What this little bit of code does is to load up the EAX register with the Index which is the parameter it is passing into the LocalProc, get the LEBP value and push it onto the stack, and then finally, get the address of the LocalProc and perform an indirect call.  Upon return, the stack needs to be cleanup from pushing the base pointer so the pop edx instruction handles that task.

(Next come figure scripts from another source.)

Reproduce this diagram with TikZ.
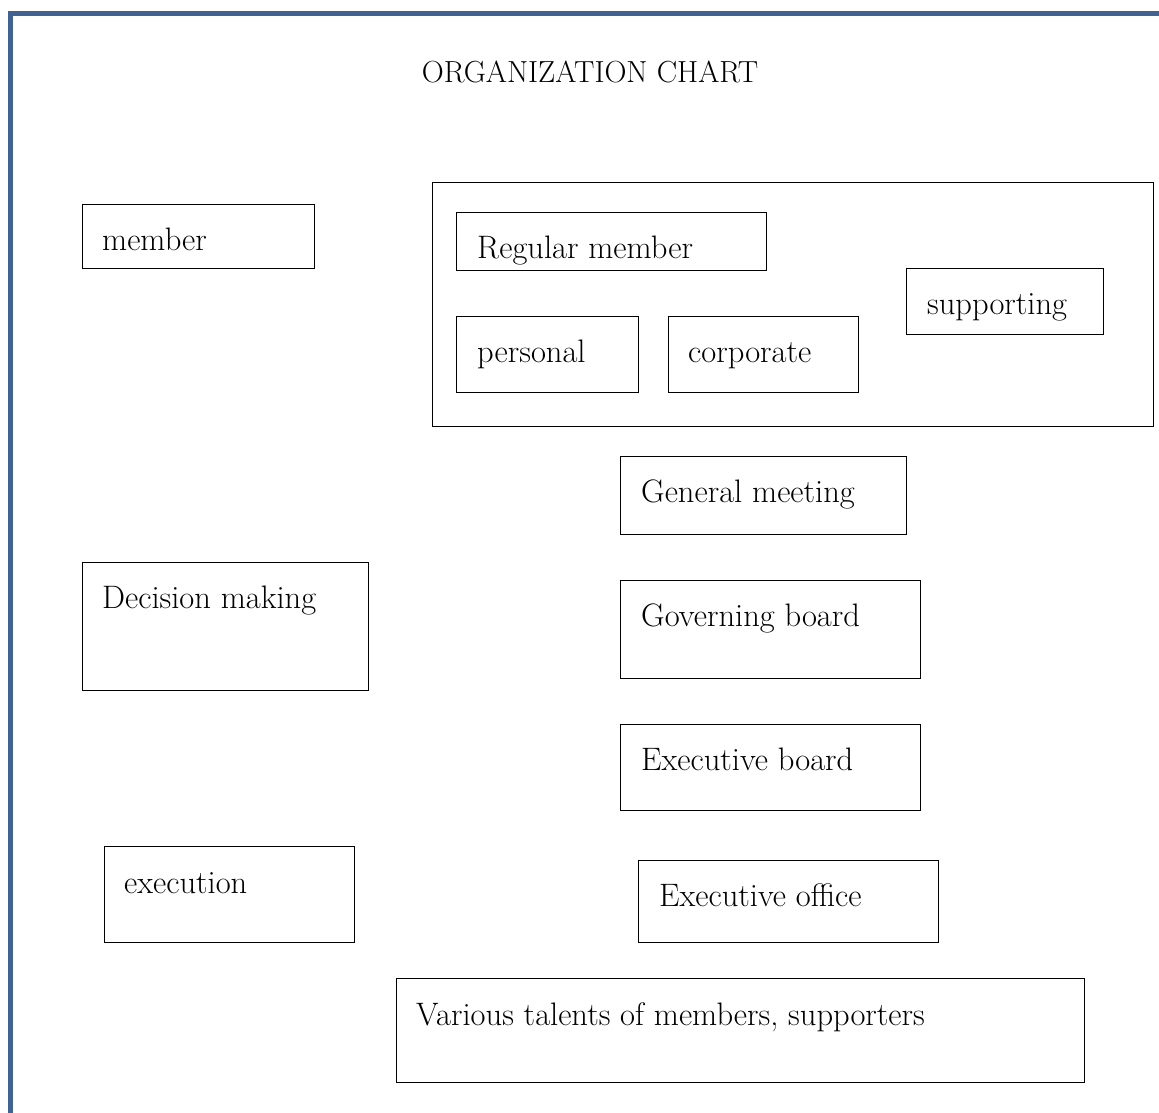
\documentclass[tikz,border=0pt]{standalone}
\begin{document}
\begin{tikzpicture}[x=1pt,y=-1pt,
  box/.style={draw=black,line width=0.9pt,anchor=north west,inner sep=0pt,outer sep=0pt},
  txt/.style={anchor=mid west,inner sep=0pt,font=\fontsize{32.5}{38}\selectfont},
  frame/.style={draw={rgb,255:red,65;green,99;blue,145},line width=5pt}]
\useasboundingbox (0,0) rectangle (1159,1113);
\coordinate (fa) at (10,1113);
\coordinate (fb) at (10,14);
\coordinate (fc) at (1159,14);
\draw[frame] (fa) -- (fb) -- (fc);
\node[anchor=center,inner sep=0pt,font=\fontsize{30.5}{36}\selectfont] (title) at (590,72) {ORGANIZATION CHART};
% boxes
\node[box,minimum width=232,minimum height=64] (member) at (82,204) {};
\node[txt] (tmember) at (102,248) {member};
\node[box,minimum width=721,minimum height=244] (outer) at (432,182) {};
\node[box,minimum width=310,minimum height=58] (regular) at (456,212) {};
\node[txt] (tregular) at (477,256) {Regular member};
\node[box,minimum width=182,minimum height=76] (personal) at (456,316) {};
\node[txt] (tpersonal) at (477,360) {personal};
\node[box,minimum width=190,minimum height=76] (corporate) at (668,316) {};
\node[txt] (tcorporate) at (688,360) {corporate};
\node[box,minimum width=197,minimum height=66] (supporting) at (906,268) {};
\node[txt] (tsupporting) at (927,312) {supporting};
\node[box,minimum width=286,minimum height=78] (general) at (620,456) {};
\node[txt] (tgeneral) at (641,500) {General meeting};
\node[box,minimum width=286,minimum height=128] (decision) at (82,562) {};
\node[txt] (tdecision) at (102,606) {Decision making};
\node[box,minimum width=300,minimum height=98] (governing) at (620,580) {};
\node[txt] (tgoverning) at (641,624) {Governing board};
\node[box,minimum width=300,minimum height=86] (execboard) at (620,724) {};
\node[txt] (texecboard) at (641,768) {Executive board};
\node[box,minimum width=250,minimum height=96] (execution) at (104,846) {};
\node[txt] (texecution) at (124,891) {execution};
\node[box,minimum width=300,minimum height=82] (office) at (638,860) {};
\node[txt] (toffice) at (659,904) {Executive office};
\node[box,minimum width=688,minimum height=104] (various) at (396,978) {};
\node[txt] (tvarious) at (416,1023) {Various talents of members, supporters};
\end{tikzpicture}
\end{document}
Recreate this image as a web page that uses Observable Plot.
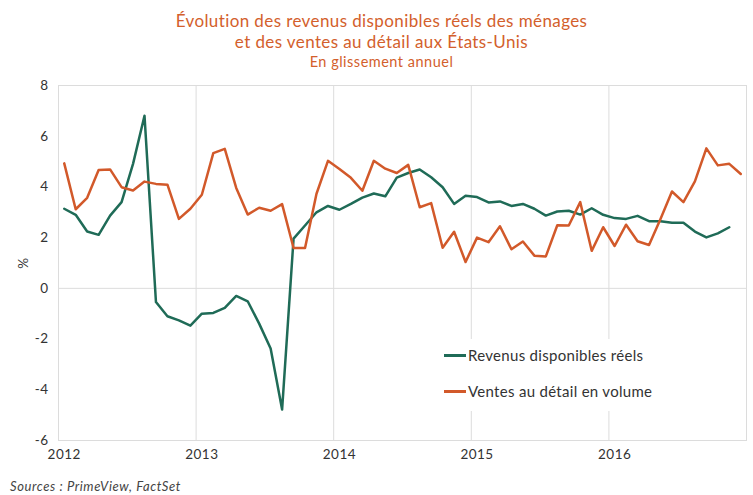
<!DOCTYPE html>
<html><head><meta charset="utf-8">
<script src="https://cdn.jsdelivr.net/npm/d3@7"></script>
<script src="https://cdn.jsdelivr.net/npm/@observablehq/plot@0.6"></script>
<style>
body{margin:0;background:#fff;font-family:Lato, "Open Sans", sans-serif;}
#wrap{position:relative;width:753px;height:495px;overflow:hidden;}
#title{height:70px;box-sizing:border-box;padding-top:10px;padding-left:10px;text-align:center;color:#d3602c;}
.t1{font-size:17px;line-height:21px;letter-spacing:0.4px;}
.t2{font-size:14.5px;line-height:19px;letter-spacing:0.5px;}
#legend{position:absolute;left:440px;top:339px;width:228px;height:72px;background:#fff;}
.item{position:absolute;left:4px;height:20px;display:flex;align-items:center;font-size:15px;letter-spacing:0.3px;color:#333;white-space:nowrap;}
.swatch{display:inline-block;width:22px;height:3px;margin-right:2px;}
#caption{position:absolute;left:10px;top:479px;font-size:13px;letter-spacing:0.6px;font-style:italic;color:#444;line-height:15px;}
</style>
</head><body>
<div id="wrap">
  <div id="title">
    <div class="t1">Évolution des revenus disponibles réels des ménages</div>
    <div class="t1">et des ventes au détail aux États-Unis</div>
    <div class="t2">En glissement annuel</div>
  </div>
  <div id="chart"></div>
  <div id="legend"></div>
  <div id="caption">Sources : PrimeView, FactSet</div>
</div>
<script>
// Monthly series, January 2012 onwards (year-on-year, %)
const years = [2012, 2013, 2014, 2015, 2016];
const yTicks = [-6, -4, -2, 0, 2, 4, 6, 8];
const seriesNames = ["Revenus disponibles réels", "Ventes au détail en volume"];
const seriesColors = ["#1f6b57", "#d2592a"];

const revenus = [
  3.14, 2.90, 2.24, 2.11, 2.87, 3.40, 4.91, 6.81, -0.54, -1.10, -1.26, -1.47,
  -1.00, -0.97, -0.77, -0.30, -0.51, -1.39, -2.37, -4.78, 1.96, 2.48, 3.00, 3.25,
  3.10, 3.33, 3.58, 3.74, 3.63, 4.37, 4.55, 4.69, 4.38, 3.99, 3.33, 3.65,
  3.60, 3.39, 3.43, 3.25, 3.33, 3.14, 2.87, 3.03, 3.06, 2.91, 3.16, 2.90,
  2.77, 2.74, 2.86, 2.65, 2.65, 2.59, 2.59, 2.24, 2.01, 2.17, 2.41
];
const ventes = [
  4.93, 3.12, 3.57, 4.67, 4.69, 3.99, 3.86, 4.21, 4.12, 4.09, 2.74, 3.14,
  3.69, 5.33, 5.50, 3.96, 2.91, 3.18, 3.06, 3.32, 1.59, 1.59, 3.73, 5.03,
  4.71, 4.36, 3.85, 5.03, 4.72, 4.55, 4.87, 3.20, 3.36, 1.60, 2.23, 1.04,
  2.00, 1.82, 2.45, 1.54, 1.85, 1.29, 1.26, 2.49, 2.48, 3.40, 1.48, 2.41,
  1.67, 2.51, 1.86, 1.71, 2.74, 3.82, 3.40, 4.22, 5.52, 4.85, 4.91, 4.51
];

const nMonths = years.length * 12;
const monthPos = (d, i) => i + 0.5;
const yearStart = years.map((y, k) => k * 12);
const gridGray = "#dcdcdc";

const chart = Plot.plot({
  width: 753,
  height: 405,
  marginTop: 15,
  marginBottom: 35,
  marginLeft: 58,
  marginRight: 7,
  style: {fontFamily: "Lato, 'Open Sans', sans-serif", fontSize: "13px", color: "#333", background: "white", overflow: "visible", letterSpacing: "0.5px"},
  x: {domain: [0, nMonths]},
  y: {domain: [yTicks[0], yTicks[yTicks.length - 1]]},
  marks: [
    Plot.ruleX(yearStart.slice(1), {stroke: gridGray}),
    Plot.ruleY([0], {stroke: gridGray}),
    Plot.frame({stroke: gridGray}),
    Plot.axisY(yTicks, {tickSize: 0, tickPadding: 10, tickFormat: d => String(d), fontSize: 13.5,
      label: "%", labelAnchor: "center", labelArrow: "none", labelOffset: 40}),
    Plot.axisX(yearStart.map(p => p + 0.5), {tickSize: 0, tickPadding: 9, fontSize: 13.5,
      tickFormat: d => String(years[Math.floor(d / 12)]), label: null}),
    Plot.line(revenus, {x: monthPos, y: d => d, stroke: seriesColors[0], strokeWidth: 2.5, strokeLinejoin: "round"}),
    Plot.line(ventes, {x: monthPos, y: d => d, stroke: seriesColors[1], strokeWidth: 2.5, strokeLinejoin: "round"})
  ]
});
document.getElementById("chart").appendChild(chart);

const legend = document.getElementById("legend");
seriesNames.forEach((name, k) => {
  const item = document.createElement("div");
  item.className = "item";
  item.style.top = (6 + k * 36) + "px";
  const sw = document.createElement("span");
  sw.className = "swatch";
  sw.style.background = seriesColors[k];
  item.appendChild(sw);
  item.appendChild(document.createTextNode(name));
  legend.appendChild(item);
});
</script>
</body></html>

As you can see there is no checking to make sure that LocalProc points to a properly declared procedure, or even that it points to code at all!  Another little problem is that you should never, ever, retain the address of the LocalProc any place other than in a parameter or another local variable.  Without the proper base pointer also passed along, you can risk corrupting memory at worse, or crashing your application at best.  Allowing the LocalProc parameter to live past the lifetime of this function is a clear no-no.  Even though the LocalParallelFor() function does lots of things and even calls back to the caller's local function as long as the logical thread of executing remains in this function, LocalProc and LEBP are valid.  In this case , LocalParallelFor() doesn't return until all the work is completed which ensures that the caller's frame remains on the stack and intact.

What about anonymous methods?  In .NET, C# has the notion of anonymous methods which are simply inline-declared delegates which contain little snippets of code.  Basically, you pass the code as a parameter to a method that takes a delegate.  Under the hood, the compiler generates a method, gives it some made-up name (to satisfy the CLR).  Since .NET is a garbage-collected runtime environment, they are more free to play fast-and-loose with the calling functions local variables.  In this case those variables are "captured" and copied [EDIT: clarification in the comments from Barry Kelly, fellow CodeGear colleague].  Then a reference to this copy these variables is passed along.  Once all the delegates that refer to this copy are released, the captured copies variables are then released.  Simple. [not really because that is a very naive and over simplification way of looking at it, but the point is that the surrounding run-time helps a lot]

For the unmanaged, natively compiled space, things are a little more complicated since not all data types are managed.  Sure, things like strings, variants, interfaces and dynamic arrays are properly reference counted and destroyed, most other data-types require the user to explicitly manage the instance.  You simply cannot "capture" the caller's stack frame and hope that it remains valid for as long as you reference it.  If, and only if, the usage of a calling procedure's stack frame were purely limited to the lifetime of the currently executing procedure, then it is safe and there is no need to "capture" the caller's frame.  In most cases, this is actually what happens.  It is those little fringe cases that can really cause the headaches and mysterious bugs to show up.

It turns out that the next version of the C++ standard will introduce what is essentially anonymous functions they're calling "lambdas."  They're also trying to address the "capture" problem by allowing the user to specify how the locals are to be handled.  Were Delphi to get anonymous methods/functions on the native-compiled side, it is very likely that we'd follow the very closely the work being done on the next C++ standard as a guideline.